Beyond ‘Profits-Only’: 3 Trends That Will Affect Your Bottom Line
Global trends are like a river. Sometimes they are powerful, sometimes they are weak and sometimes they are so mellow a business can glide along like it’s on a leisurely, summer afternoon pontoon boat ride. But right now there are three big, scary trends that are not going to be leisurely.
1. Resource Roulette. The stress that global supply chains are under is making resource availability and access precarious and unpredictable. This, in turn, makes it difficult for businesses to set prices, determine shipment dates, establish baseline costs, or create just-in-time delivery timelines if those conditions exist. If energy costs fluctuate wildly, if product shipments are held up thanks to global unrest or catastrophic weather, or if resources needed for production dry up, this creates chaos and affects the bottom line.
Coca-Cola is a soft drink; its predominant ingredient is clean water. If the company that makes it doesn’t have access to clean water, it can’t produce as single can of Coca-Cola. No clean water results in no Coke. Some southern states have had severe drought conditions for the past several years, a condition being echoed around the globe. Resource roulette, however, extends beyond clean water.
Many global fisheries are depleted. Fishery depletion may not affect every business directly; many may never even think about global fisheries. But fishermen, restaurateurs, boat manufacturers, and those providing transportation to fish markets or any other global connection to that industry will be affected. The world has always been one globally connected biological ecosystem; it is now a globally connected economic system as well.
2. Amped Expectations. Consumers want their products to be quality, affordable and readily available, but they have now extended product expectations to the actual company itself. They want the companies they do business with to be responsible for how they treat the environment, their local communities and their own employees.
Consumers worldwide have a hunch that 7 billion people can’t survive and thrive doing business the way its been done in the past. As a result, they’re demanding changes in the products they buy and the companies they choose to do business with.

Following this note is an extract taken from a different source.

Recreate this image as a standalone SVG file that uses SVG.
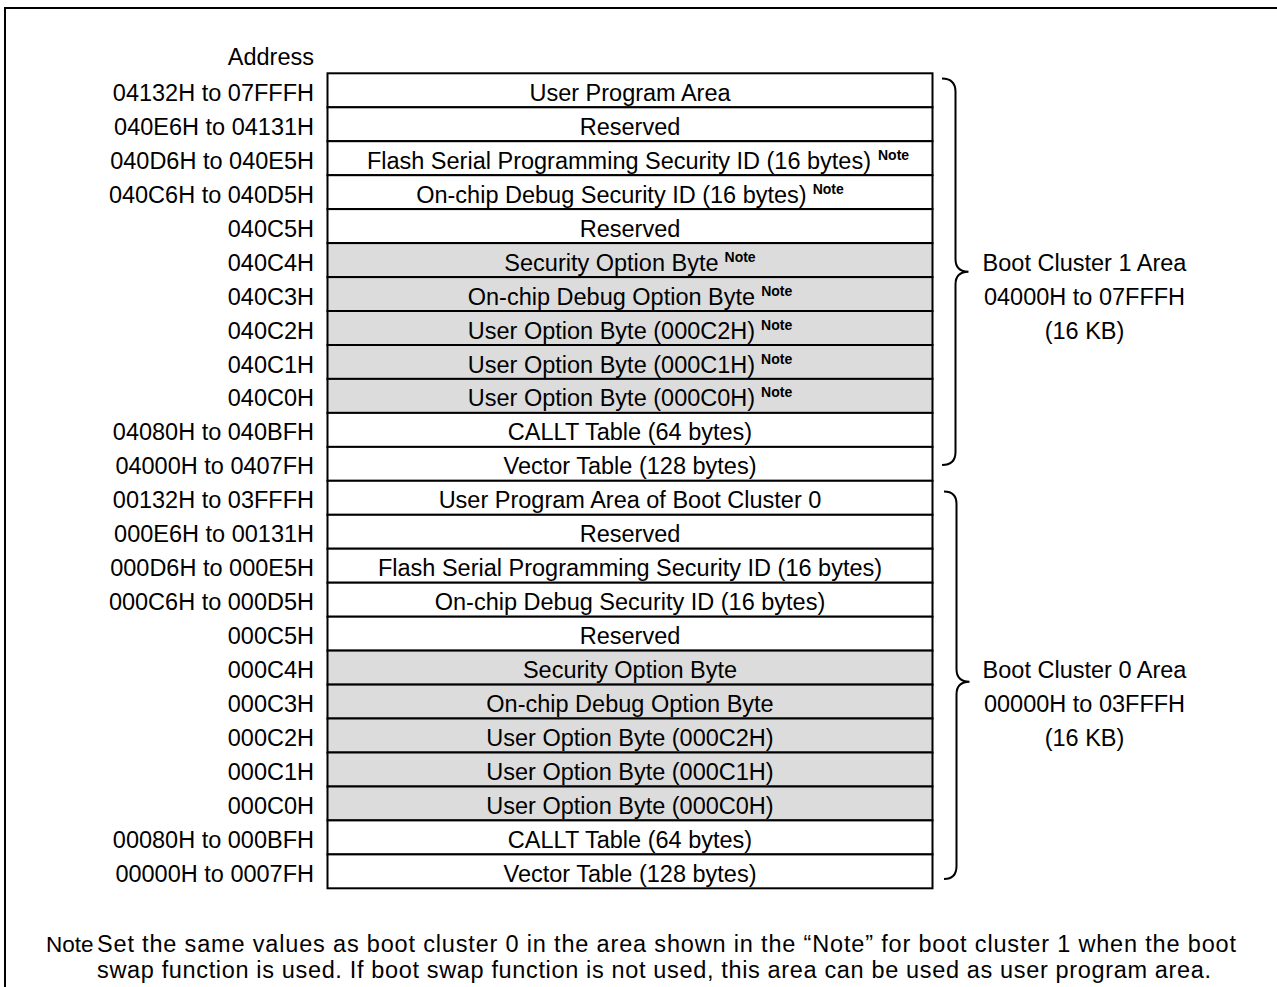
<svg xmlns="http://www.w3.org/2000/svg" width="1277" height="987" viewBox="0 0 1277 987">
<style>
text{font-family:"Liberation Sans",Arial,sans-serif;font-size:23.5px;fill:#000}
.lbl{text-anchor:end}
.cell{text-anchor:middle}
.sup{font-size:14px;font-weight:bold}
.w{fill:#fff;stroke:#000;stroke-width:2}
.g{fill:#dcdcdc;stroke:#000;stroke-width:2}
.brace{fill:none;stroke:#000;stroke-width:2}
.side{text-anchor:middle}
.note{font-size:23.5px}
.notehead{font-size:22.5px}
</style>
<rect x="5" y="8" width="1290" height="1000" fill="#fff" stroke="#000" stroke-width="2"/>
<text x="314" y="65" class="lbl">Address</text>
<g id="row00"><rect class="w" x="327.5" y="73.3" width="605" height="34"/><text class="lbl" x="314" y="100.8">04132H to 07FFFH</text><text class="cell" x="630" y="100.8">User Program Area</text></g>
<g id="row01"><rect class="w" x="327.5" y="107.3" width="605" height="33.9"/><text class="lbl" x="314" y="134.8">040E6H to 04131H</text><text class="cell" x="630" y="134.8">Reserved</text></g>
<g id="row02"><rect class="w" x="327.5" y="141.2" width="605" height="34"/><text class="lbl" x="314" y="168.7">040D6H to 040E5H</text><text class="cell" x="638" y="168.7">Flash Serial Programming Security ID (16 bytes)<tspan class="sup" dx="7" dy="-9">Note</tspan></text></g>
<g id="row03"><rect class="w" x="327.5" y="175.2" width="605" height="33.9"/><text class="lbl" x="314" y="202.7">040C6H to 040D5H</text><text class="cell" x="630" y="202.7">On-chip Debug Security ID (16 bytes)<tspan class="sup" dx="6" dy="-9">Note</tspan></text></g>
<g id="row04"><rect class="w" x="327.5" y="209.1" width="605" height="34"/><text class="lbl" x="314" y="236.6">040C5H</text><text class="cell" x="630" y="236.6">Reserved</text></g>
<g id="row05"><rect class="g" x="327.5" y="243.1" width="605" height="34"/><text class="lbl" x="314" y="270.6">040C4H</text><text class="cell" x="630" y="270.6">Security Option Byte<tspan class="sup" dx="6" dy="-9">Note</tspan></text></g>
<g id="row06"><rect class="g" x="327.5" y="277.1" width="605" height="33.9"/><text class="lbl" x="314" y="304.6">040C3H</text><text class="cell" x="630" y="304.6">On-chip Debug Option Byte<tspan class="sup" dx="6" dy="-9">Note</tspan></text></g>
<g id="row07"><rect class="g" x="327.5" y="311" width="605" height="34"/><text class="lbl" x="314" y="338.5">040C2H</text><text class="cell" x="630" y="338.5">User Option Byte (000C2H)<tspan class="sup" dx="6" dy="-9">Note</tspan></text></g>
<g id="row08"><rect class="g" x="327.5" y="345" width="605" height="33.9"/><text class="lbl" x="314" y="372.5">040C1H</text><text class="cell" x="630" y="372.5">User Option Byte (000C1H)<tspan class="sup" dx="6" dy="-9">Note</tspan></text></g>
<g id="row09"><rect class="g" x="327.5" y="378.9" width="605" height="34"/><text class="lbl" x="314" y="406.4">040C0H</text><text class="cell" x="630" y="406.4">User Option Byte (000C0H)<tspan class="sup" dx="6" dy="-9">Note</tspan></text></g>
<g id="row10"><rect class="w" x="327.5" y="412.9" width="605" height="34"/><text class="lbl" x="314" y="440.4">04080H to 040BFH</text><text class="cell" x="630" y="440.4">CALLT Table (64 bytes)</text></g>
<g id="row11"><rect class="w" x="327.5" y="446.9" width="605" height="33.9"/><text class="lbl" x="314" y="474.4">04000H to 0407FH</text><text class="cell" x="630" y="474.4">Vector Table (128 bytes)</text></g>
<g id="row12"><rect class="w" x="327.5" y="480.8" width="605" height="34"/><text class="lbl" x="314" y="508.3">00132H to 03FFFH</text><text class="cell" x="630" y="508.3">User Program Area of Boot Cluster 0</text></g>
<g id="row13"><rect class="w" x="327.5" y="514.8" width="605" height="33.9"/><text class="lbl" x="314" y="542.3">000E6H to 00131H</text><text class="cell" x="630" y="542.3">Reserved</text></g>
<g id="row14"><rect class="w" x="327.5" y="548.7" width="605" height="34"/><text class="lbl" x="314" y="576.2">000D6H to 000E5H</text><text class="cell" x="630" y="576.2">Flash Serial Programming Security ID (16 bytes)</text></g>
<g id="row15"><rect class="w" x="327.5" y="582.7" width="605" height="34"/><text class="lbl" x="314" y="610.2">000C6H to 000D5H</text><text class="cell" x="630" y="610.2">On-chip Debug Security ID (16 bytes)</text></g>
<g id="row16"><rect class="w" x="327.5" y="616.7" width="605" height="33.9"/><text class="lbl" x="314" y="644.2">000C5H</text><text class="cell" x="630" y="644.2">Reserved</text></g>
<g id="row17"><rect class="g" x="327.5" y="650.6" width="605" height="34"/><text class="lbl" x="314" y="678.1">000C4H</text><text class="cell" x="630" y="678.1">Security Option Byte</text></g>
<g id="row18"><rect class="g" x="327.5" y="684.6" width="605" height="33.9"/><text class="lbl" x="314" y="712.1">000C3H</text><text class="cell" x="630" y="712.1">On-chip Debug Option Byte</text></g>
<g id="row19"><rect class="g" x="327.5" y="718.5" width="605" height="34"/><text class="lbl" x="314" y="746">000C2H</text><text class="cell" x="630" y="746">User Option Byte (000C2H)</text></g>
<g id="row20"><rect class="g" x="327.5" y="752.5" width="605" height="34"/><text class="lbl" x="314" y="780">000C1H</text><text class="cell" x="630" y="780">User Option Byte (000C1H)</text></g>
<g id="row21"><rect class="g" x="327.5" y="786.5" width="605" height="33.9"/><text class="lbl" x="314" y="814">000C0H</text><text class="cell" x="630" y="814">User Option Byte (000C0H)</text></g>
<g id="row22"><rect class="w" x="327.5" y="820.4" width="605" height="34"/><text class="lbl" x="314" y="847.9">00080H to 000BFH</text><text class="cell" x="630" y="847.9">CALLT Table (64 bytes)</text></g>
<g id="row23"><rect class="w" x="327.5" y="854.4" width="605" height="33.9"/><text class="lbl" x="314" y="881.9">00000H to 0007FH</text><text class="cell" x="630" y="881.9">Vector Table (128 bytes)</text></g>
<g id="connectors">
<path class="brace" d="M942 78.5 Q955.5 78.5 955.5 92 V259 Q955.5 271.7 968.5 271.7 Q955.5 271.7 955.5 284.5 V452 Q955.5 465 942 465"/>
<path class="brace" d="M944 491.5 Q956.5 491.5 956.5 504 V669 Q956.5 681.7 969.5 681.7 Q956.5 681.7 956.5 694.5 V866 Q956.5 879 944 879"/>
</g>
<g id="cluster1"><text class="side" x="1084.5" y="270.6">Boot Cluster 1 Area</text><text class="side" x="1084.5" y="304.6">04000H to 07FFFH</text><text class="side" x="1084.5" y="338.5">(16 KB)</text></g>
<g id="cluster0"><text class="side" x="1084.5" y="678.1">Boot Cluster 0 Area</text><text class="side" x="1084.5" y="712.1">00000H to 03FFFH</text><text class="side" x="1084.5" y="746">(16 KB)</text></g>
<g id="footnote">
<text class="notehead" x="46" y="952">Note</text>
<text class="note" x="97" y="952" textLength="1139" lengthAdjust="spacing">Set the same values as boot cluster 0 in the area shown in the “Note” for boot cluster 1 when the boot</text>
<text class="note" x="97" y="978" textLength="1114" lengthAdjust="spacing">swap function is used. If boot swap function is not used, this area can be used as user program area.</text>
</g>
</svg>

3. Global Connectivity. Communication in the 21st century is decentralized, personal, fast, cheap and capable of becoming exponentially viral. For businesses, this connectivity is a blessing and a curse. The blessing: Businesses can connect directly to customers all over the world quickly, easily and inexpensively. The curse: Those same customers can do the same thing if they’re not happy with a company’s performance, and their negative impact can grow exponentially and harm a company’s reputation.
In the modern world, reputation harm can mean financial catastrophe for companies. If a company is doing a poor job according to the customer, in a matter of minutes the customer can shoot a complaint video, start a Facebook page, share a Tweet, and the bad news is everywhere.
Navigating the Waters
The best hope to navigate these treacherous waters is to reorient a business focus from a “profits only” bottom line approach (which no longer meets the needs of shareholders and stakeholders) to a “triple bottom line: a people, planet and profits” approach. Why? Because it meets these three trends head-on. Is this approach easy? No way. Is it important? Yes. Will it succeed? Probably, although there are no guarantees, but there’s no guarantee that any business strategy will be successful. To do nothing almost guarantees failure; the trends are too huge.
Owners can get started by asking a simple question: “Is this business decision good for 1) profits, 2) people, 3) the planet?”
Many companies have already begun moving in this direction and it’s paying off for their “bottom line” profits. If a business is going to ride the rough waters in the 21st century, it must integrate sustainability into the way it does business. It’s what consumers want, and it’s the path for long-term business success.